The attention is warranted. The artist and social activist has built her career representing the complexity of the human race, using sarcasm to challenge cultural mores and spurring conversation about identity, gender, race and class. She was also a recipient of this year’s MacArthur Foundation fellowship, an acknowledgment reserved for geniuses.

Eleven years after Weems received her first camera as a birthday gift, she exhibited “Family Pictures and Stories” at the Multi-Cultural Gallery in San Diego. Though the series of her middle-class family was completed in 1984, the chaos and family dynamics captured in the images have a quality of everlasting relevance and familiarity.
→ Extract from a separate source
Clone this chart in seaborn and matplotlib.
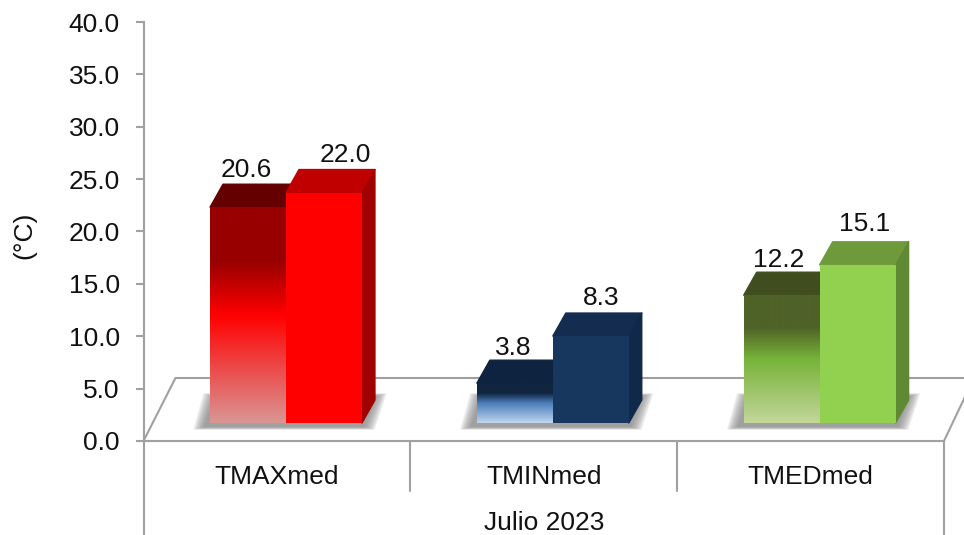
import numpy as np
import pandas as pd
import matplotlib
matplotlib.use('Agg')
import matplotlib.pyplot as plt
from matplotlib.colors import LinearSegmentedColormap
from matplotlib.patches import Polygon
import seaborn as sns

categorias = ['TMAXmed', 'TMINmed', 'TMEDmed']
serie_1 = [20.6, 3.8, 12.2]
serie_2 = [22.0, 8.3, 15.1]
y_ticks = [0, 5, 10, 15, 20, 25, 30, 35, 40]
periodo = 'Julio 2023'

# colores: frente degradado (arriba, medio, abajo) y caras laterales
degradados = [['#980000', '#980000', '#ff0000', '#d99694'],
              ['#10253f', '#10253f', '#4a7ebb', '#c0d5ee'],
              ['#4f6228', '#4f6228', '#77b338', '#c3d69b']]
tapa_1 = ['#640000', '#0e2340', '#3f4d1f']
frente_2 = ['#ff0000', '#17375e', '#92d050']
tapa_2 = ['#c00000', '#132c4f', '#6f9a3c']
lado_2 = ['#a00000', '#10294a', '#5f8a33']
# ajuste de las etiquetas (px)
ajuste_1 = [-2, -2, -3]
ajuste_2 = [21, 10, 7]
subir_1 = [0, -2, -2]
subir_2 = [1, 1, 4]

gris = '#a0a0a0'
PX_X = 1 / 267      # una categoria = 267 px
PX_Y = 40 / 419     # 40 grados = 419 px
BASE = 18 * PX_Y    # el piso del grafico 3D empieza por encima del eje
FONDO_X, FONDO_Y = 13 * PX_X, 23 * PX_Y

df = pd.DataFrame({
    'categoria': categorias * 2,
    'serie': ['s1'] * 3 + ['s2'] * 3,
    'valor': serie_1 + serie_2,
})

sns.set_theme(style='white')
plt.rcParams['font.family'] = ['Liberation Sans', 'DejaVu Sans']

fig = plt.figure(figsize=(9.64, 5.35), dpi=100)
ax = fig.add_axes([143.5 / 964, (535 - 441) / 535, (944 - 143.5) / 964, 419 / 535])
sns.barplot(data=df, x='categoria', y='valor', hue='serie', order=categorias,
            width=152 / 267, gap=0, legend=False, bottom=BASE, ax=ax, zorder=3,
            edgecolor='none', linewidth=0)

x0, x1 = -0.534, 2.466
bars_1, bars_2 = ax.containers[0], ax.containers[1]


def caras(bar, color_tapa, color_lado=None):
    x, w = bar.get_x(), bar.get_width()
    y = bar.get_y() + bar.get_height()
    tapa = [(x, y), (x + w, y), (x + w + FONDO_X, y + FONDO_Y), (x + FONDO_X, y + FONDO_Y)]
    ax.add_patch(Polygon(tapa, fc=color_tapa, ec=color_tapa, lw=1, joinstyle='round', zorder=2))
    if color_lado:
        lado = [(x + w, bar.get_y()), (x + w + FONDO_X, bar.get_y() + FONDO_Y),
                (x + w + FONDO_X, y + FONDO_Y), (x + w, y)]
        ax.add_patch(Polygon(lado, fc=color_lado, ec=color_lado, lw=1, joinstyle='round', zorder=2))


for i in range(len(categorias)):
    b1, b2 = bars_1[i], bars_2[i]

    # sombra sobre el piso
    izq, der = b1.get_x(), b2.get_x() + b2.get_width()
    for k in range(10):
        mx, my = k * 1.2 * PX_X, k * 0.3 * PX_Y
        abajo, arriba = BASE - (4 * PX_Y + my), BASE + 27 * PX_Y + my
        sombra = [(izq - 6 * PX_X - mx, abajo), (der + 2 * PX_X + mx, abajo),
                  (der + 14 * PX_X + mx, arriba), (izq + 4 * PX_X - mx, arriba)]
        ax.add_patch(Polygon(sombra, fc='#808080', ec='none', alpha=0.12, zorder=1.5))

    caras(b1, tapa_1[i])
    caras(b2, tapa_2[i], lado_2[i])

    # barra izquierda con degradado
    cmap = LinearSegmentedColormap.from_list('g', list(zip([0, 0.25, 0.5, 1], degradados[i])))
    b1.set_facecolor('none')
    ax.imshow(np.linspace(0, 1, 256)[:, None], cmap=cmap, aspect='auto', zorder=3,
              extent=(b1.get_x(), b1.get_x() + b1.get_width(), b1.get_y(), b1.get_y() + b1.get_height()))
    b2.set_facecolor(frente_2[i])
    b2.set_zorder(3.1)

    for bar, valor, ajuste, subir in [(b1, serie_1[i], ajuste_1[i], subir_1[i]),
                                      (b2, serie_2[i], ajuste_2[i], subir_2[i])]:
        ax.annotate(f'{valor:.1f}', (bar.get_x() + bar.get_width() / 2, bar.get_y() + bar.get_height() + FONDO_Y),
                    xytext=(ajuste * 0.72, 5 + subir * 0.72), textcoords='offset points', ha='center', va='baseline',
                    fontsize=19, color='#111111', annotation_clip=False, zorder=5)

ax.set_xlim(x0, x1)
ax.set_ylim(0, 40)

# piso del grafico
piso_x, piso_y = 32 * PX_X, 63 * PX_Y
ax.plot([x0, x0 + piso_x, x1 + 0.2], [0, piso_y, piso_y], color=gris, lw=1.5, clip_on=False, zorder=1)
ax.plot([x1, x1 + piso_x], [0, piso_y * 1.07], color=gris, lw=1.5, clip_on=False, zorder=1)

# ejes
sns.despine(ax=ax)
for lado in ['left', 'bottom']:
    ax.spines[lado].set_color(gris)
    ax.spines[lado].set_linewidth(1.5)
ax.set_yticks(y_ticks, [f'{v:.1f}' for v in y_ticks])
ax.tick_params(axis='y', left=True, length=6, width=1.5, color=gris, pad=11, labelsize=19, labelcolor='#111111')
ax.set_xticks([i + x0 + 0.5 for i in range(3)], categorias)
ax.tick_params(axis='x', bottom=False, pad=11.5, labelsize=19, labelcolor='#111111')
ax.set_xlabel(periodo, fontsize=19, color='#111111')
ax.xaxis.set_label_coords(0.5, -0.168)
ax.set_ylabel('(°C)', fontsize=19, color='#111111')
ax.yaxis.set_label_coords(-0.134, 0.49)

# separadores de categorias bajo el eje
tr = ax.get_xaxis_transform()
for xs, largo in [(x0, -0.3), (x0 + 1, -0.12), (x0 + 2, -0.12), (x1, -0.3)]:
    ax.plot([xs, xs], [0, largo], color=gris, lw=1.5, transform=tr, clip_on=False)

fig.savefig('out.png', dpi=100)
The black-and-white photographs are complimented by a recording of Weems’ rich voice describing her family members’ lives. It pours over the top of the retrospective at the Cantor Arts Center, coaxing visitors to meander through the over 100 photographs, videos and installations.

One of Weems' signature works is "The Kitchen Table Series" from 1990. The 14 large, black-and-white photographs feature vignettes about a black woman – Weems herself – and her struggle with marriage, motherhood and friendship. Like with “Family Pictures and Stories,” Weems makes the character's anguish over everyday life seem familiar by staging the series around a kitchen table, a gathering spot in many homes.

Carrie Mae Weems: Three Decades of Photography and Video is in the midst of a cross-country tour. Last month, it opened at the Center for Visual Arts in Nashville, before traveling to the Portland Art Museum in Oregon, where Weems grew up, and the Cleveland Museum of Art. After the Cantor Center for Visual Arts, it will make its final stop at the Solomon R. Guggenheim Museum in New York.

Exhibition now through January 5, 2014 at The Cantor Arts Center, open Weds–Sun, 11 a.m.–5 p.m., Thursday until 8 p.m. Admission is free. The Cantor is located on the Stanford campus, off Palm Drive at Museum Way.